• **Directions**: Leave the pictures out and retype the lines from the beginning through the line with "157.22,158.54,160.52,160.74,161.84,159.86];", both ends included.
"""
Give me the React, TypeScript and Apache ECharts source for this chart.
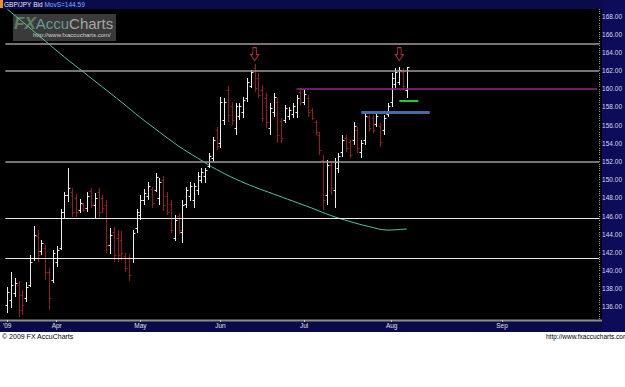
import React, { useEffect, useRef } from "react";
import * as echarts from "echarts";

const symbolName = "GBP/JPY Bid ";
const maLabel = "MovS=144.59";
const lastPrice = 162.35;
const futureDays = 50;

const opens = [136.21,136.76,137.53,138.41,137.31,136.98,138.41,141.38,143.80,142.15,
142.48,139.84,138.96,140.94,142.48,146.44,148.31,148.64,147.98,146.66,
147.32,146.88,148.75,147.21,148.64,147.98,147.21,142.81,144.24,143.58,
143.36,141.60,141.38,141.38,144.68,146.11,147.76,148.20,148.97,148.86,
147.98,149.96,148.20,147.32,143.58,146.00,144.24,147.32,148.20,147.76,
148.86,149.96,150.40,151.50,152.38,155.46,154.03,156.56,159.86,158.10,
155.68,157.00,157.44,158.98,160.30,162.28,161.18,159.86,158.98,155.68,
157.44,158.54,156.45,156.56,157.00,157.22,157.44,159.64,158.54,158.98,
157.66,156.34,154.91,152.16,148.31,151.61,148.86,151.28,153.04,154.58,
154.14,154.36,155.46,153.04,154.36,156.89,156.78,156.12,155.90,155.46,
157.22,158.54,160.52,160.74,161.84,159.86];

const highs = [138.19,139.84,139.18,138.85,137.86,138.74,141.71,144.90,144.46,143.36,
142.81,140.28,142.26,142.70,146.77,148.64,151.28,149.08,148.42,147.87,
147.43,148.64,149.08,148.53,149.08,148.31,147.76,144.68,144.79,144.46,
144.35,141.93,141.82,144.46,146.77,148.31,148.97,149.74,149.19,150.73,
150.18,150.40,148.64,147.76,146.11,146.33,147.76,149.19,149.74,149.63,
150.84,151.28,151.28,152.93,154.69,155.79,159.09,158.98,160.30,158.54,
158.43,158.43,159.09,161.18,162.06,162.72,161.73,160.41,159.53,158.43,
159.53,158.98,156.78,158.21,157.99,158.43,159.31,160.08,159.86,159.31,
157.88,156.56,155.24,152.71,152.16,151.94,152.38,152.93,154.91,154.91,
154.36,156.34,155.79,154.36,157.33,157.11,157.11,157.33,156.23,157.11,
158.43,161.73,162.28,162.39,162.28,162.39];

const lows = [135.33,135.88,137.09,134.89,135.11,136.54,138.19,141.05,140.94,141.71,
138.96,135.66,138.63,140.39,142.26,145.78,147.54,145.89,145.89,146.33,
146.44,146.44,146.88,145.78,145.89,146.33,141.93,141.82,140.94,140.94,
141.16,139.84,138.85,140.83,144.13,145.56,147.21,147.76,146.88,148.64,
147.21,146.55,146.11,144.13,143.25,144.02,143.03,146.88,147.65,146.88,
148.31,149.63,149.63,151.28,151.94,153.26,153.48,156.01,156.34,156.01,
154.91,156.56,156.78,158.54,160.08,159.64,158.98,156.34,155.68,154.91,
156.89,154.03,154.03,156.23,156.56,156.78,156.78,158.21,158.21,156.89,
156.56,154.91,152.71,146.66,147.21,148.31,146.88,150.73,152.49,153.04,
152.38,153.81,152.93,152.38,153.81,155.24,155.13,155.79,153.59,154.91,
156.89,158.00,160.08,160.41,159.97,158.98];

const closes = [137.64,138.41,138.63,135.66,136.21,138.19,140.94,143.91,141.71,143.03,
139.84,136.98,141.93,142.26,146.44,148.31,149.08,146.44,146.44,147.43,
146.66,148.20,147.21,147.98,146.44,146.88,142.81,143.91,141.71,141.71,
141.93,140.28,139.51,144.13,146.44,147.76,148.53,149.30,147.43,150.29,
149.74,147.21,146.44,144.46,145.56,144.46,147.21,148.86,149.30,149.30,
150.40,150.84,151.06,152.60,154.36,153.70,158.54,158.54,157.11,156.56,
158.10,158.10,158.76,160.74,161.84,160.08,159.31,156.78,156.34,157.88,
159.09,154.91,154.58,157.88,157.66,158.10,158.98,158.54,159.42,157.44,
156.78,155.24,153.26,147.76,151.61,149.08,151.94,152.60,154.36,153.48,
152.71,155.90,153.48,154.03,157.00,155.68,155.46,157.00,154.14,156.78,
158.10,161.18,161.84,162.06,160.30,162.35];

const maIndex = [0,5,10,15,20,25,30,35,40,45,50,55,60,65,70,75,80,85,90,95,100,105];
const maValues = [168.77,167.01,165.25,163.49,161.84,160.19,158.54,156.83,155.24,153.70,
152.38,151.12,150.07,149.19,148.42,147.65,146.88,146.06,145.40,144.85,144.46,144.59];

const yTickValues = [136,138,140,142,144,146,148,150,152,154,156,158,160,162,164,166,168];
const monthNames = ["Jan","Feb","Mar","Apr","May","Jun","Jul","Aug","Sep","Oct","Nov","Dec"];

const grayLevels = [165.0, 162.0, 152.0];
const whiteLevels = [145.75, 141.35];
const purpleSeg = { from: 76, to: 155, value: 160.0 };
const blueSeg = { from: 93, to: 111, value: 157.41 };
const greenSeg = { from: 103, to: 108, value: 158.67 };
const arrowIdx = [65, 103];
const arrowValue = 163.8;

const fmtDate = (d: Date) =>
  d.getUTCFullYear() + "-" + String(d.getUTCMonth() + 1).padStart(2, "0") + "-" + String(d.getUTCDate()).padStart(2, "0");

const categories: string[] = (() => {
  const out: string[] = [];
  const d = new Date(Date.UTC(2009, 2, 13));
  while (out.length < opens.length) {
    const wd = d.getUTCDay();
    if (wd !== 0 && wd !== 6) out.push(fmtDate(d));
    d.setUTCDate(d.getUTCDate() + 1);
  }
  for (let k = 0; k < futureDays; k++) {
    out.push(fmtDate(d));
    d.setUTCDate(d.getUTCDate() + 1);
  }
  return out;
})();

const minorTicks: number[] = (() => {
  const t: number[] = [];
  for (let v = 134.75; v <= 168.75; v += 0.25) t.push(+v.toFixed(2));
  return t;
})();

const FONT = "Liberation Sans, Arial, sans-serif";

const isMonthStart = (index: number) =>
  index === 0 || categories[index].slice(5, 7) !== categories[index - 1].slice(5, 7);

export default function App() {
  const ref = useRef<HTMLDivElement>(null);
  useEffect(() => {
    document.body.style.margin = "0";
    const chart = echarts.init(ref.current!, null, { renderer: "svg" });

    const ohlc = opens.map((o, i) => [i, o, highs[i], lows[i], closes[i]]);
    const ma: (number | null)[] = opens.map(() => null);
    maIndex.forEach((idx, k) => (ma[idx] = maValues[k]));

    const seg = (s: { from: number; to: number; value: number }, color: string, width: number) => [
      { coord: [s.from, s.value], lineStyle: { color, width, type: "solid" } },
      { coord: [s.to, s.value], lineStyle: { color, width, type: "solid" } },
    ];

    const option: any = {
      animation: false,
      backgroundColor: "#ffffff",
      textStyle: { fontFamily: FONT },
      grid: { left: 4, top: 9, width: 598, height: 311, containLabel: false },
      xAxis: {
        type: "category",
        data: categories,
        boundaryGap: true,
        z: 10,
        axisLine: { show: false },
        axisTick: {
          show: true,
          alignWithLabel: true,
          interval: (i: number) => isMonthStart(i),
          length: 2,
          lineStyle: { color: "#c8c8c8" },
        },
        axisLabel: {
          interval: (i: number) => isMonthStart(i),
          formatter: (v: string, i: number) => (i === 0 ? "'09" : monthNames[+v.slice(5, 7) - 1]),
          color: "#e0e0e8",
          fontSize: 6.5,
          fontFamily: FONT,
          margin: 2,
        },
        splitLine: { show: false },
      },
      yAxis: {
        type: "value",
        position: "right",
        min: 134.57,
        max: 168.77,
        z: 10,
        axisLine: { show: false },
        splitLine: { show: false },
        axisTick: {
          show: true,
          customValues: minorTicks,
          length: 1,
          lineStyle: { color: "#a8a8b8" },
        },
        axisLabel: {
          customValues: yTickValues,
          formatter: (v: number) => v.toFixed(2),
          color: "#d8d8e8",
          fontSize: 6.5,
          fontFamily: FONT,
          margin: 3,
        },
      },
      graphic: [
        { type: "rect", shape: { x: 0, y: 9, width: 602, height: 311 }, style: { fill: "#000000" } },
        { type: "rect", shape: { x: 0, y: 0, width: 625, height: 9 }, style: { fill: "#0b0b4c" } },
        { type: "rect", shape: { x: 602, y: 0, width: 23, height: 332 }, style: { fill: "#0c0c5a" } },
        { type: "rect", shape: { x: 0, y: 320, width: 602, height: 12 }, style: { fill: "#0a0a48" } },
        { type: "line", shape: { x1: 0, y1: 320.5, x2: 602, y2: 320.5 }, style: { stroke: "#8c8c8c", lineWidth: 2 } },
        { type: "rect", shape: { x: 0, y: 0, width: 3, height: 8 }, style: { fill: "#e8922e" } },
        {
          type: "text",
          x: 4,
          y: 1,
          style: {
            text: "{w|" + symbolName + "}{b|" + maLabel + "}",
            verticalAlign: "top",
            font: "6.5px " + FONT,
            rich: {
              w: { fill: "#e8e8f0", fontSize: 6.5, fontFamily: FONT },
              b: { fill: "#7fb0ff", fontSize: 6.5, fontFamily: FONT },
            },
          },
        },
        { type: "rect", shape: { x: 13, y: 14, width: 103, height: 27 }, style: { fill: "#3a3a3a" } },
        {
          type: "text",
          x: 14,
          y: 15,
          style: {
            text: "{f|FX}{a|Accu}{c|Charts}",
            verticalAlign: "top",
            rich: {
              f: { fill: "#5f805f", fontSize: 17, fontWeight: "bold", fontStyle: "italic", fontFamily: FONT },
              a: { fill: "#6c9898", fontSize: 15, fontFamily: FONT },
              c: { fill: "#a6a6a6", fontSize: 15, fontFamily: FONT },
            },
          },
        },
        {
          type: "text",
          x: 33,
          y: 32,
          style: { text: "http://www.fxaccucharts.com/", fill: "#d4d4d4", fontSize: 6, fontFamily: FONT, verticalAlign: "top" },
        },
        {
          type: "text",
          x: 2,
          y: 333,
          style: { text: "© 2009 FX AccuCharts", fill: "#000000", fontSize: 7, fontFamily: FONT, verticalAlign: "top" },
        },
        {
          type: "text",
          x: 546,
          y: 333,
          style: { text: "http://www.fxaccucharts.com", fill: "#000000", fontSize: 6.5, fontFamily: FONT, verticalAlign: "top" },
        },
      ],
      series: [
        {
          type: "line",
          data: ma,
          connectNulls: true,
          smooth: 0.4,
          symbol: "none",
          lineStyle: { color: "#52c2a8", width: 1 },
          z: 2,
          silent: true,
        },
        {
          type: "custom",
          data: ohlc,
          encode: { x: 0, y: [1, 2, 3, 4] },
          z: 3,
          renderItem: (params: any, api: any) => {
            const i = api.value(0);
            const o = api.value(1);
            const h = api.value(2);
            const l = api.value(3);
            const c = api.value(4);
            const px = api.coord([i, h]);
            const x = Math.round(px[0]) + 0.5;
            const yH = Math.round(px[1]);
            const yL = Math.round(api.coord([i, l])[1]);
            const yO = Math.round(api.coord([i, o])[1]) + 0.5;
            const yC = Math.round(api.coord([i, c])[1]) + 0.5;
            const color = c >= o ? "#ececec" : "#961c1c";
            const st = { stroke: color, lineWidth: 1 };
            return {
              type: "group",
              children: [
                { type: "line", shape: { x1: x, y1: yH, x2: x, y2: yL }, style: st },
                { type: "line", shape: { x1: x - 2, y1: yO, x2: x, y2: yO }, style: st },
                { type: "line", shape: { x1: x, y1: yC, x2: x + 2, y2: yC }, style: st },
              ],
            };
          },
          markLine: {
            silent: true,
            symbol: ["none", "none"],
            label: { show: false },
            data: [
              ...grayLevels.map((v) => ({ yAxis: v, lineStyle: { color: "#9c9c9c", width: 1.5, type: "solid" } })),
              ...whiteLevels.map((v) => ({ yAxis: v, lineStyle: { color: "#e8e8e8", width: 1.2, type: "solid" } })),
              seg(purpleSeg, "#8e2a88", 1.5),
              seg(blueSeg, "#3f6fa8", 3),
              seg(greenSeg, "#22cc22", 2),
              {
                yAxis: lastPrice,
                lineStyle: { opacity: 0, width: 0 },
                label: {
                  show: true,
                  position: "end",
                  distance: 1,
                  formatter: lastPrice.toFixed(2),
                  backgroundColor: "#ffff66",
                  color: "#000000",
                  fontSize: 6.5,
                  fontFamily: FONT,
                  padding: [1, 1, 0, 1],
                },
              },
            ],
          },
          markPoint: {
            silent: true,
            symbol: "path://M2.5,0 H6.5 V7 H9 L4.5,13 L0,7 H2.5 Z",
            symbolSize: [8, 13],
            itemStyle: { color: "rgba(0,0,0,0)", borderColor: "#b8322a", borderWidth: 1 },
            label: { show: false },
            data: arrowIdx.map((i) => ({ coord: [i, arrowValue] })),
          },
        },
      ],
    };

    chart.setOption(option);
    return () => chart.dispose();
  }, []);
  return <div ref={ref} style={{ width: 625, height: 387 }} />;
}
"""
• **Written reply**:
Give me the React, TypeScript and Apache ECharts source for this chart.
import React, { useEffect, useRef } from "react";
import * as echarts from "echarts";

const symbolName = "GBP/JPY Bid ";
const maLabel = "MovS=144.59";
const lastPrice = 162.35;
const futureDays = 50;

const opens = [136.21,136.76,137.53,138.41,137.31,136.98,138.41,141.38,143.80,142.15,
142.48,139.84,138.96,140.94,142.48,146.44,148.31,148.64,147.98,146.66,
147.32,146.88,148.75,147.21,148.64,147.98,147.21,142.81,144.24,143.58,
143.36,141.60,141.38,141.38,144.68,146.11,147.76,148.20,148.97,148.86,
147.98,149.96,148.20,147.32,143.58,146.00,144.24,147.32,148.20,147.76,
148.86,149.96,150.40,151.50,152.38,155.46,154.03,156.56,159.86,158.10,
155.68,157.00,157.44,158.98,160.30,162.28,161.18,159.86,158.98,155.68,
157.44,158.54,156.45,156.56,157.00,157.22,157.44,159.64,158.54,158.98,
157.66,156.34,154.91,152.16,148.31,151.61,148.86,151.28,153.04,154.58,
154.14,154.36,155.46,153.04,154.36,156.89,156.78,156.12,155.90,155.46,
157.22,158.54,160.52,160.74,161.84,159.86];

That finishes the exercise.